[DS] Optimization Models - Hyperparameter Tuning with Bayesian Approach

Published in , 2024

Let’s try to understand Bayesian optimization from the basic perspective of the Bayesian approach.

Basic Concept

What is the Bayesian Approach?

  • The parameter $\theta$ is considered a “realization of some random variable $\theta$.” After assuming a probability distribution for $\theta$ (prior distribution), the distribution of $\theta$ is updated through information obtained from random sampling (posterior distribution).
  • Typically, “prior information” about $\theta$ is used, and the method gradually improves the prediction of $\theta$ by incorporating posterior data obtained through sampling.

Hyperparameter Tuning

Concept

Hyperparameters are external configuration variables used by data scientists to manage machine learning model training. Sometimes referred to as model hyperparameters, they are manually set before model training. Unlike parameters, which are derived automatically during the training process, hyperparameters are set by the data scientist.

Examples of hyperparameters include the number of nodes and layers in a neural network or the number of branches in a decision tree. Hyperparameters determine key features of a model such as architecture, learning rate, and model complexity.

Types of Hyperparameter Tuning

What are the techniques for hyperparameter tuning?

There are numerous hyperparameter tuning algorithms, but the most commonly used ones are Bayesian optimization, grid search, and random search.

Bayesian Optimization
Bayesian optimization is based on Bayes’ theorem, which explains the likelihood of an event occurring related to existing knowledge. When applied to hyperparameter optimization, the algorithm builds a probabilistic model of hyperparameter sets that optimize a specific metric. It uses regression analysis to iteratively select the best hyperparameter set.

Grid Search
In grid search, the algorithm works through all possible combinations of a specified list of hyperparameters and performance metrics to determine the best one. While grid search works well, it can be tedious and computationally intensive, especially when dealing with a large number of hyperparameters.

Random Search
Random search is based on similar principles as grid search, but instead of evaluating all combinations, it randomly selects groups of hyperparameters in each iteration. It works well when a relatively small number of hyperparameters primarily determine the model’s outcome.

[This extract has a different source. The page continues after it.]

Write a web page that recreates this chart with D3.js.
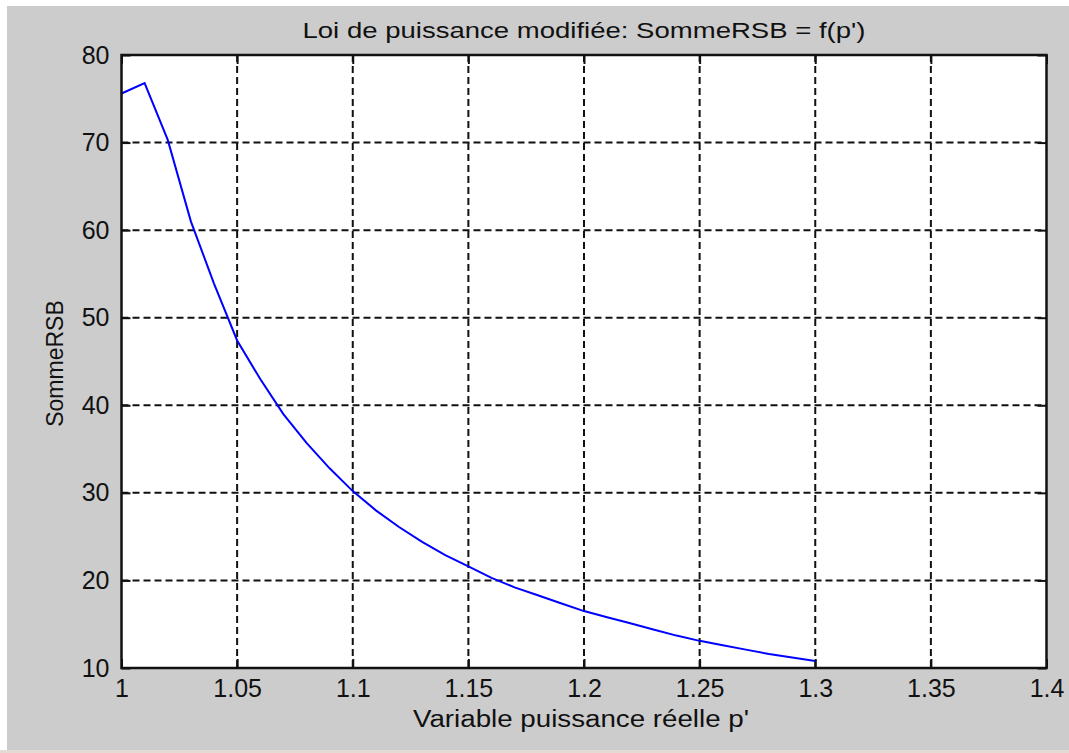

In this column, we will focus on Bayesian optimization.

Application

Let’s assume that the objective function we need to optimize is $f(x|\theta)$.
In real-world scenarios, the variable $\theta$ is likely to be multivariate.
Let’s call the prior distribution of $\theta$, $\xi(\theta)$.

Now, imagine we sample ${x_1, x_2, … x_n }$ from a population as shown in the diagram below:
box

Then the posterior distribution becomes $\xi(\theta|x_1, x_2, … x_n)$.
This is the basic idea behind the Bayesian approach. To obtain the posterior distribution following the Bayesian method, we use the formula:

\[\xi(\theta | x) = \frac{\xi(\theta) f_n(x | \theta)}{\int_{\theta \in \Omega} \xi(\theta) f_n(x | \theta) d\theta} = C \xi({\theta})f_n(x | \theta)\]

This process shows that we must know both $\xi({\theta})$ and $f_n$.

However, one challenge in optimization is that we often deal with a black-box function, where the distribution of $f$ is unknown.

At this point, we can use a Gaussian Process to make an estimation. We’ll cover the detailed theory behind Gaussian Processes later.

GP https://stats.stackexchange.com/questions/532073/bayesian-optimization-vs-gradient-descent

In Bayesian optimization, we set up a surrogate model and an acquisition function.
The surrogate model estimates the approximate value of $f(x|\theta)$ based on the inferred results thus far. The acquisition function identifies the point most likely to yield a higher value than those observed so far, based on the probabilistic distribution inferred by the surrogate model. The above diagram provides an intuitive visual of this process.

So, how do we find the point where the acquisition function reaches its maximum?
We achieve this through Exploration and Exploitation:

  • Exploration: Seeking areas of high uncertainty, assuming that a higher value might be found there.
  • Exploitation: Focusing on areas near previously observed high values, assuming that a higher value might be found close by.

Through this approach, we can understand Bayesian optimization via the Bayesian method. Although we didn’t dive deeply into Gaussian Processes, I hope this discussion provides insights into the approach and mindset needed when dealing with posterior distribution of unknown functions in real-world applications.